The vanishing "Proof of Work" in software engineering
In 2023, I spent six months building a recommendation engine from scratch using vector search and manual indexing. Today, an entry-level dev can prompt a "weekend project" that looks 90% as good.
While I admit that productivity is up, the "signal" for talent is disappearing. Just by looking at resume its incredibly hard to identify difference between a Vibe Coder and a Real Software Engineer. Resumes these days looks more or less similar, same type of skill set, same AI language.
Everyone is building something, and consumers are very little. We are now in Era where builders' population is exploding but real architectural understanding and prowess is going down.
Is there a new "Proof of Work" for developers? If the "How" is automated, does the "Why" become the only signal left?
I'm curious what everyone else thinks about this "Skills Convergence" we are seeing. Reminds me of artists, how do artists stand out when photography can do better capture of reality (and easier, and cheaper, etc.) than artists can.

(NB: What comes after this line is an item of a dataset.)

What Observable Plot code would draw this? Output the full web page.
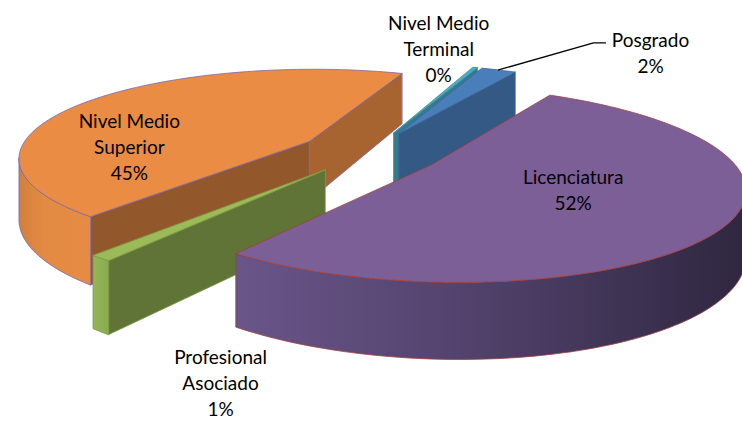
<!DOCTYPE html>
<html><head><meta charset="utf-8">
<script src="https://cdn.jsdelivr.net/npm/d3@7"></script>
<script src="https://cdn.jsdelivr.net/npm/@observablehq/plot@0.6"></script>
<style>body{margin:0;background:#fff}</style>
</head><body><div id="chart"></div>
<script>
// ---- data
const categories = ["Nivel Medio Terminal","Posgrado","Licenciatura","Profesional Asociado","Nivel Medio Superior"];
const shares = [0.3, 2.3, 51.7, 1.0, 44.7];
const pctLabels = ["0%","2%","52%","1%","45%"];

// ---- layout / style
const W = 742, H = 421;
const view = {h:[248.52577,164.64409,369.12554,21.60454,-57.04866,151.91575,-0.07480,0.17378], explode:0.242, depth:60.5};
const topColors  = ["#4BACC6","#4A7EBB","#7D5F98","#9BBB59","#EB8C44"];
const edgeColors = ["#3E8FA5","#3C679A","#A0403C","#7E9A45","#7B68A8"];
const wallStops  = [
  [["0","#3E93AA"],["1","#3E93AA"]],
  [["0","#3F6DA3"],["1","#3F6DA3"]],
  [["0","#6A5589"],["0.5","#4F4069"],["1","#2F2740"]],
  [["0","#94B656"],["1","#8AAA50"]],
  [["0","#D37F3C"],["0.35","#E38A43"],["1","#E68B43"]]
];
const labelLayout = [ // anchor radius along mid-angle, screen offset, optional leader
  {r:1.3, ang:-10, dx:-5, dy:0},
  {r:1.0, dx:152, dy:-18, leader:[[95,-27],[107,-27]]},
  {r:0.5, dx:3, dy:-4},
  {r:1.0, dx:120, dy:124},
  {r:0.5, dx:-64, dy:25}
];
const labelText = categories.map((c,i)=>{
  const words = c.split(" ");
  const lines = c === "Licenciatura" ? [c] : c === "Posgrado" ? [c] :
    (words.length === 3 ? [words.slice(0,2).join(" "), words[2]] : words);
  return [...lines, pctLabels[i]].join("\n");
});

// ---- geometry from the shares
const total = d3.sum(shares);
const start = [], end = [];
{ let acc = 0; shares.forEach(s=>{ start.push(acc/total*360); acc+=s; end.push(acc/total*360); }); }
const mid = start.map((s,i)=>(s+end[i])/2);
const dir = t => [Math.sin(t*Math.PI/180), Math.cos(t*Math.PI/180)];
const proj = (u,v) => { const h=view.h; const w=h[6]*u+h[7]*v+1; return [(h[0]*u+h[1]*v+h[2])/w,(h[3]*u+h[4]*v+h[5])/w,1/w]; };
const offset = i => { const d=dir(mid[i]); return [view.explode*d[0], view.explode*d[1]]; };
const shade=(c,f)=>{const r=d3.rgb(c);return d3.rgb(r.r*f,r.g*f,r.b*f).formatHex();};

const polys=[]; let pid=0;
const addPoly=(pts,fill,stroke)=>{const id=pid++;pts.forEach(p=>polys.push({id,x:p[0],y:p[1],fill,stroke}));};
const order=[0,1,4,3,2];
for(const i of order){
  const o=offset(i);
  const n=Math.max(2,Math.ceil((end[i]-start[i])/1.5));
  const top=[],bot=[];
  for(let k=0;k<=n;k++){const t=start[i]+(end[i]-start[i])*k/n;const r=dir(t);const p=proj(o[0]+r[0],o[1]+r[1]);top.push([p[0],p[1]]);bot.push([p[0],p[1]+view.depth*p[2]]);}
  const c=proj(o[0],o[1]);const C=[c[0],c[1]],CB=[c[0],c[1]+view.depth*c[2]];
  const col=topColors[i],ec=edgeColors[i];
  if(top[0][0]-C[0]<0) addPoly([C,top[0],bot[0],CB],shade(col,0.62),ec);
  if(C[0]-top[n][0]<0) addPoly([top[n],C,CB,bot[n]],shade(col,0.71),ec);
  // outer wall: contiguous visible runs
  let run=[];
  const flush=()=>{ if(run.length>1){ const tp=run.map(k=>top[k]), bt=run.map(k=>bot[k]).reverse(); addPoly([...tp,...bt],`url(#wall${i})`,ec);} run=[]; };
  for(let k=0;k<n;k++){
    if(top[k+1][0]-top[k][0]<0){ if(!run.length) run.push(k); run.push(k+1); } else flush();
  }
  flush();
  addPoly([C,...top],col,ec);
}

// labels
const labels = labelLayout.map((L,i)=>{
  const o=offset(i); const d=dir(mid[i]+(L.ang||0));
  const p=proj(o[0]+L.r*d[0], o[1]+L.r*d[1]);
  return {x:p[0]+L.dx, y:p[1]+L.dy, text:labelText[i], ax:p[0], ay:p[1], leader:L.leader};
});
const leaders = [];
labels.forEach((l,i)=>{ if(l.leader){ leaders.push({id:i,x:l.ax,y:l.ay}); l.leader.forEach(([dx,dy])=>leaders.push({id:i,x:l.ax+dx,y:l.ay+dy})); }});

const chart=Plot.plot({width:W,height:H,margin:0,
  x:{domain:[0,W],range:[0,W],axis:null},y:{domain:[0,H],range:[0,H],axis:null},color:{type:"identity"},
  style:{background:"#fff"},
  marks:[
    Plot.line(polys,{x:"x",y:"y",z:"id",fill:"fill",stroke:"stroke",strokeWidth:0.8,curve:"linear-closed"}),
    Plot.line(leaders,{x:"x",y:"y",z:"id",stroke:"#000",strokeWidth:1.3}),
    Plot.text(labels,{x:"x",y:"y",text:"text",fill:"#000",fontSize:19,lineHeight:1.37,fontFamily:"Lato, 'Open Sans', sans-serif",textAnchor:"middle"})
  ]});
// horizontal gradients for the curved walls
const ns="http://www.w3.org/2000/svg";
const defs=document.createElementNS(ns,"defs");
wallStops.forEach((stops,i)=>{
  const g=document.createElementNS(ns,"linearGradient");
  g.setAttribute("id",`wall${i}`);g.setAttribute("x1","0");g.setAttribute("x2","1");g.setAttribute("y1","0");g.setAttribute("y2","0");
  stops.forEach(([off,c])=>{const s=document.createElementNS(ns,"stop");s.setAttribute("offset",off);s.setAttribute("stop-color",c);g.append(s);});
  defs.append(g);
});
chart.prepend(defs);
document.getElementById("chart").append(chart);
</script></body></html>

Artists had to re-invent (or re-discovered, re-focused, etc.) themselves in all kinds of ways like cubism, impressionism, surrealism, etc. Would coding in [brainfuck](https://en.wikipedia.org/wiki/Brainfuck) be the marker of good engineers? In the end, the criteria remains the same. The engineers that creates products other people would pay for. The engineers that can convince executives to pay them or let them do this and that freely. The engineers that are thought leaders and have wide audiences. Anyway, at the micro level, I think "How to How" is still important. I believe in developers that can talk about their workflow in detail, how it evolved over time, etc. Really good engineers invest in the workflows of themselves and others. That's my benchmark before and still is even now.